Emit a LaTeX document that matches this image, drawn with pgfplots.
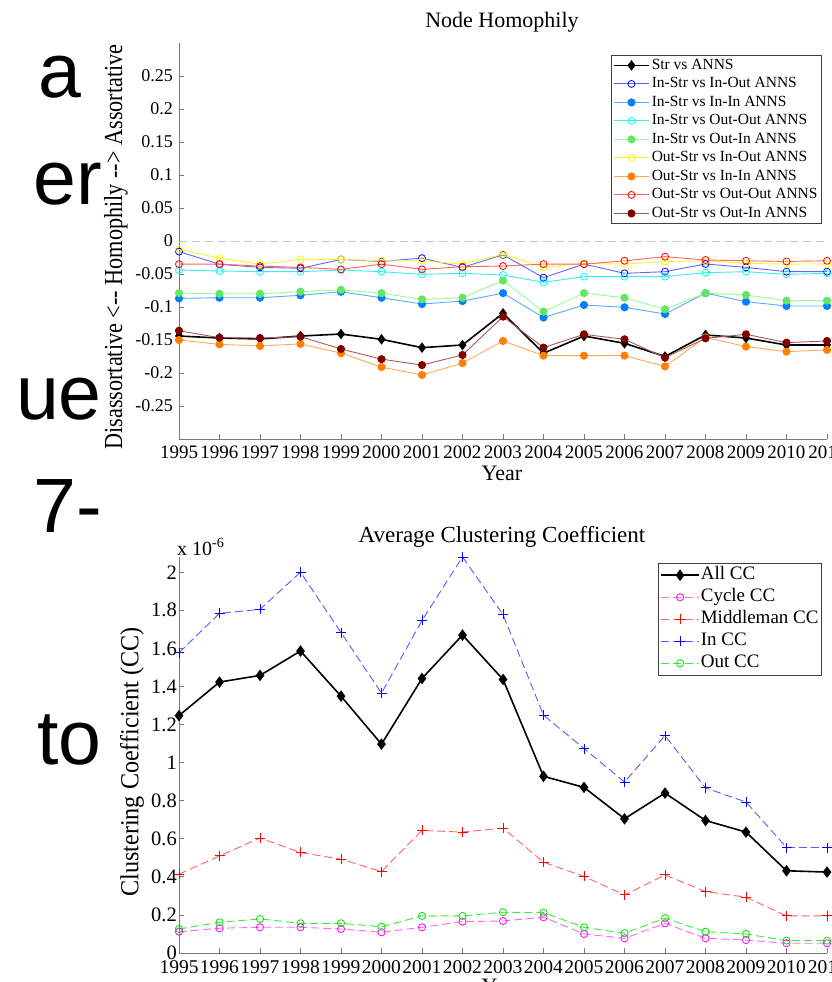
\documentclass[border=0pt]{standalone}
\usepackage{pgfplots}
\pgfplotsset{compat=1.18}
\usepackage{fontspec}
\setmainfont{Liberation Serif}
\newfontfamily\arial{Liberation Sans}
\definecolor{axgray}{RGB}{120,120,120}
\definecolor{cInOut}{RGB}{0,0,255}
\definecolor{lInOut}{RGB}{100,100,255}
\definecolor{cInIn}{RGB}{0,128,255}
\definecolor{lInIn}{RGB}{90,170,255}
\definecolor{cOutOut}{RGB}{0,255,255}
\definecolor{lOutOut}{RGB}{60,235,235}
\definecolor{cOutIn}{RGB}{100,230,100}
\definecolor{lOutIn}{RGB}{150,255,150}
\definecolor{cYel}{RGB}{255,255,0}
\definecolor{lYel}{RGB}{245,245,40}
\definecolor{cOra}{RGB}{255,128,0}
\definecolor{lOra}{RGB}{255,170,90}
\definecolor{cRed}{RGB}{255,0,0}
\definecolor{lRed}{RGB}{255,100,100}
\definecolor{cDRed}{RGB}{128,0,0}
\definecolor{lDRed}{RGB}{170,90,90}
\definecolor{cMag}{RGB}{255,0,255}
\definecolor{lMag}{RGB}{255,100,255}
\definecolor{cGrn}{RGB}{0,230,0}
\definecolor{lGrn}{RGB}{60,235,60}
\definecolor{lBlu}{RGB}{90,90,255}

\pgfplotstableread{
year Str InOut InIn OutOut OutIn OInOut OInIn OOutOut OOutIn
1995 -0.144 -0.016 -0.087 -0.044 -0.079 -0.0126 -0.150 -0.035 -0.136
1996 -0.147 -0.0353 -0.086 -0.0455 -0.080 -0.026 -0.1566 -0.035 -0.1465
1997 -0.1485 -0.040 -0.086 -0.0465 -0.080 -0.035 -0.159 -0.038 -0.147
1998 -0.144 -0.0414 -0.0823 -0.0465 -0.0768 -0.0278 -0.156 -0.040 -0.145
1999 -0.141 -0.028 -0.077 -0.044 -0.074 -0.028 -0.170 -0.043 -0.1636
2000 -0.149 -0.031 -0.086 -0.0465 -0.079 -0.030 -0.191 -0.035 -0.179
2001 -0.1616 -0.026 -0.0955 -0.0505 -0.0884 -0.030 -0.203 -0.043 -0.188
2002 -0.1576 -0.040 -0.091 -0.049 -0.086 -0.035 -0.185 -0.039 -0.1727
2003 -0.1096 -0.021 -0.079 -0.0515 -0.060 -0.020 -0.1515 -0.038 -0.1146
2004 -0.170 -0.0556 -0.116 -0.0626 -0.107 -0.040 -0.1737 -0.035 -0.1616
2005 -0.144 -0.035 -0.097 -0.054 -0.079 -0.034 -0.1737 -0.035 -0.1414
2006 -0.155 -0.049 -0.1005 -0.054 -0.086 -0.035 -0.1737 -0.030 -0.149
2007 -0.175 -0.0465 -0.1106 -0.054 -0.1035 -0.031 -0.190 -0.0237 -0.1768
2008 -0.1424 -0.0348 -0.079 -0.048 -0.079 -0.030 -0.146 -0.0288 -0.1475
2009 -0.147 -0.040 -0.092 -0.0465 -0.0818 -0.034 -0.160 -0.030 -0.1414
2010 -0.1576 -0.0465 -0.0985 -0.0505 -0.0904 -0.035 -0.1677 -0.031 -0.154
2011 -0.1576 -0.0465 -0.0985 -0.049 -0.0904 -0.0348 -0.165 -0.030 -0.1515
}\homtable

\pgfplotstableread{
year All Cycle Middle In Out
1995 1.247 0.112 0.414 1.577 0.126
1996 1.423 0.130 0.510 1.784 0.161
1997 1.458 0.135 0.604 1.805 0.179
1998 1.586 0.135 0.528 2.000 0.156
1999 1.349 0.126 0.493 1.683 0.156
2000 1.097 0.109 0.428 1.365 0.138
2001 1.442 0.135 0.644 1.747 0.195
2002 1.670 0.165 0.635 2.080 0.195
2003 1.437 0.168 0.656 1.778 0.214
2004 0.928 0.188 0.477 1.249 0.212
2005 0.870 0.100 0.402 1.074 0.135
2006 0.705 0.077 0.305 0.898 0.104
2007 0.840 0.156 0.410 1.142 0.183
2008 0.696 0.077 0.323 0.867 0.112
2009 0.635 0.068 0.293 0.793 0.100
2010 0.432 0.051 0.195 0.554 0.065
2011 0.425 0.051 0.195 0.554 0.065
}\cctable

\pgfplotsset{
  mlstyle/.style={
    scale only axis, width=648pt, height=396pt, anchor=south west,
    xmin=1995, xmax=2011,
    axis x line*=bottom, axis y line*=left,
    axis line style={axgray, line width=0.8pt, -},
    tick style={axgray, line width=0.8pt},
    major tick length=5pt, tick align=inside,
    xtick={1995,...,2011},
    xticklabels={1995,1996,1997,1998,1999,2000,2001,2002,2003,2004,2005,2006,2007,2008,2009,2010,2011},
    clip=false,
  }
}

\begin{document}
\begin{tikzpicture}[x=1pt,y=1pt]
\useasboundingbox (0,0) rectangle (832,982);
\clip (0,0) rectangle (832,982);

% slide text fragments
\begin{scope}[every node/.style={anchor=base east, inner sep=0pt, font=\arial\fontsize{77}{77}\selectfont}]
\node at (82,884) {a};
\node at (102,777) {er};
\node at (102,562) {ue};
\node at (102,449) {7-};
\node at (102,217) {to};
\end{scope}

% ---------- Node Homophily ----------
\begin{axis}[mlstyle, at={(179pt,543pt)},
  ymin=-0.3, ymax=0.3,
  ytick={-0.25,-0.2,-0.15,-0.1,-0.05,0,0.05,0.1,0.15,0.2,0.25},
  yticklabels={-0.25,-0.2,-0.15,-0.1,-0.05,0,0.05,0.1,0.15,0.2,0.25},
  yticklabel style={font=\fontsize{18}{18}\selectfont, inner sep=0pt, anchor=east, xshift=-6pt},
  xticklabel style={font=\fontsize{19}{19}\selectfont, inner sep=0pt, anchor=north, yshift=-7pt},
  legend image code/.code={\draw[mark repeat=2,mark phase=2,#1] plot coordinates {(0pt,0pt) (17.5pt,0pt) (35pt,0pt)};},
  legend style={at={(rel axis cs:0.992,0.970)}, anchor=north east, draw=black!75, line width=0.6pt,
    font=\fontsize{15.5}{18}\selectfont, inner xsep=2pt, inner ysep=1pt, row sep=0pt,
    nodes={inner xsep=2pt, inner ysep=2pt, text height=11pt, text depth=3.5pt}},
  legend cell align=left,
]
\addplot[forget plot, black!22, line width=0.8pt, dash pattern=on 8pt off 5pt] coordinates {(1995,0) (2011,0)};
\addplot[black, line width=1.6pt, mark=diamond*, mark size=4pt, mark options={solid}] table[x=year,y=Str]{\homtable};
\addlegendentry{Str vs ANNS}
\addplot[lInOut, line width=0.9pt, mark=o, mark size=3.5pt, mark options={cInOut, line width=0.8pt}] table[x=year,y=InOut]{\homtable};
\addlegendentry{In-Str vs In-Out ANNS}
\addplot[lInIn, line width=0.9pt, mark=*, mark size=3.6pt, mark options={cInIn, fill=cInIn}] table[x=year,y=InIn]{\homtable};
\addlegendentry{In-Str vs In-In ANNS}
\addplot[lOutOut, line width=0.9pt, mark=o, mark size=3.5pt, mark options={cOutOut, line width=0.8pt}] table[x=year,y=OutOut]{\homtable};
\addlegendentry{In-Str vs Out-Out ANNS}
\addplot[lOutIn, line width=0.9pt, mark=*, mark size=3.6pt, mark options={cOutIn, fill=cOutIn}] table[x=year,y=OutIn]{\homtable};
\addlegendentry{In-Str vs Out-In ANNS}
\addplot[lYel, line width=0.9pt, mark=o, mark size=3.5pt, mark options={cYel, line width=0.8pt}] table[x=year,y=OInOut]{\homtable};
\addlegendentry{Out-Str vs In-Out ANNS}
\addplot[lOra, line width=0.9pt, mark=*, mark size=3.6pt, mark options={cOra, fill=cOra}] table[x=year,y=OInIn]{\homtable};
\addlegendentry{Out-Str vs In-In ANNS}
\addplot[lRed, line width=0.9pt, mark=o, mark size=3.5pt, mark options={cRed, line width=0.8pt}] table[x=year,y=OOutOut]{\homtable};
\addlegendentry{Out-Str vs Out-Out ANNS}
\addplot[lDRed, line width=0.9pt, mark=*, mark size=3.6pt, mark options={cDRed, fill=cDRed}] table[x=year,y=OOutIn]{\homtable};
\addlegendentry{Out-Str vs Out-In ANNS}
\end{axis}

% ---------- Average Clustering Coefficient ----------
\begin{axis}[mlstyle, at={(179pt,29pt)},
  ymin=0, ymax=2.08,
  ytick={0,0.2,0.4,0.6,0.8,1,1.2,1.4,1.6,1.8,2},
  yticklabels={0,0.2,0.4,0.6,0.8,1,1.2,1.4,1.6,1.8,2},
  yticklabel style={font=\fontsize{20.5}{20.5}\selectfont, inner sep=0pt, anchor=east, xshift=-2pt},
  xticklabel style={font=\fontsize{19.5}{19.5}\selectfont, inner sep=0pt, anchor=north, yshift=-7.5pt},
  legend image code/.code={\draw[mark repeat=2,mark phase=2,#1] plot coordinates {(0pt,0pt) (19pt,0pt) (38pt,0pt)};},
  legend style={at={(rel axis cs:0.992,0.985)}, anchor=north east, draw=black!75, line width=0.6pt,
    font=\fontsize{19}{22}\selectfont, inner xsep=2pt, inner ysep=1pt, row sep=0pt,
    nodes={inner xsep=1pt, inner ysep=2pt, text height=13.5pt, text depth=4.5pt}},
  legend cell align=left,
]
\addplot[black, line width=1.6pt, mark=diamond*, mark size=4.5pt, mark options={solid}] table[x=year,y=All]{\cctable};
\addlegendentry{All CC}
\addplot[lMag, line width=0.9pt, dash pattern=on 8pt off 4pt, mark=o, mark size=3.6pt, mark options={solid, cMag, line width=0.8pt}] table[x=year,y=Cycle]{\cctable};
\addlegendentry{Cycle CC}
\addplot[lRed, line width=0.9pt, dash pattern=on 8pt off 4pt, mark=+, mark size=5pt, mark options={solid, cRed, line width=0.9pt}] table[x=year,y=Middle]{\cctable};
\addlegendentry{Middleman CC}
\addplot[lBlu, line width=0.9pt, dash pattern=on 8pt off 4pt, mark=+, mark size=5pt, mark options={solid, cInOut, line width=0.9pt}] table[x=year,y=In]{\cctable};
\addlegendentry{In CC}
\addplot[lGrn, line width=0.9pt, dash pattern=on 8pt off 4pt, mark=o, mark size=3.6pt, mark options={solid, cGrn, line width=0.8pt}] table[x=year,y=Out]{\cctable};
\addlegendentry{Out CC}
\end{axis}

% titles and labels
\node[font=\fontsize{22}{22}\selectfont] at (502,960) {Node Homophily};
\node[font=\fontsize{22}{22}\selectfont] at (502,509) {Year};
\node[rotate=90, font=\fontsize{26}{26}\selectfont] at (116,735) {\scalebox{0.855}[1]{Disassortative <-{}- Homophily -{}-> Assortative}};
\node[font=\fontsize{23}{23}\selectfont] at (502,445) {Average Clustering Coefficient};
\node[anchor=west, inner sep=0pt, font=\fontsize{20}{20}\selectfont] at (177,435) {x 10\textsuperscript{-6}};
\node[rotate=90, font=\fontsize{26}{26}\selectfont] at (132,220) {\scalebox{0.93}[1]{Clustering Coefficient (CC)}};
\node[font=\fontsize{22}{22}\selectfont] at (502,-4) {Year};
\end{tikzpicture}
\end{document}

--------------------------------

▶ **Directions**
Give the count of lines in the listing above that include "image", with no other words.

▶ **Exercise solution**
3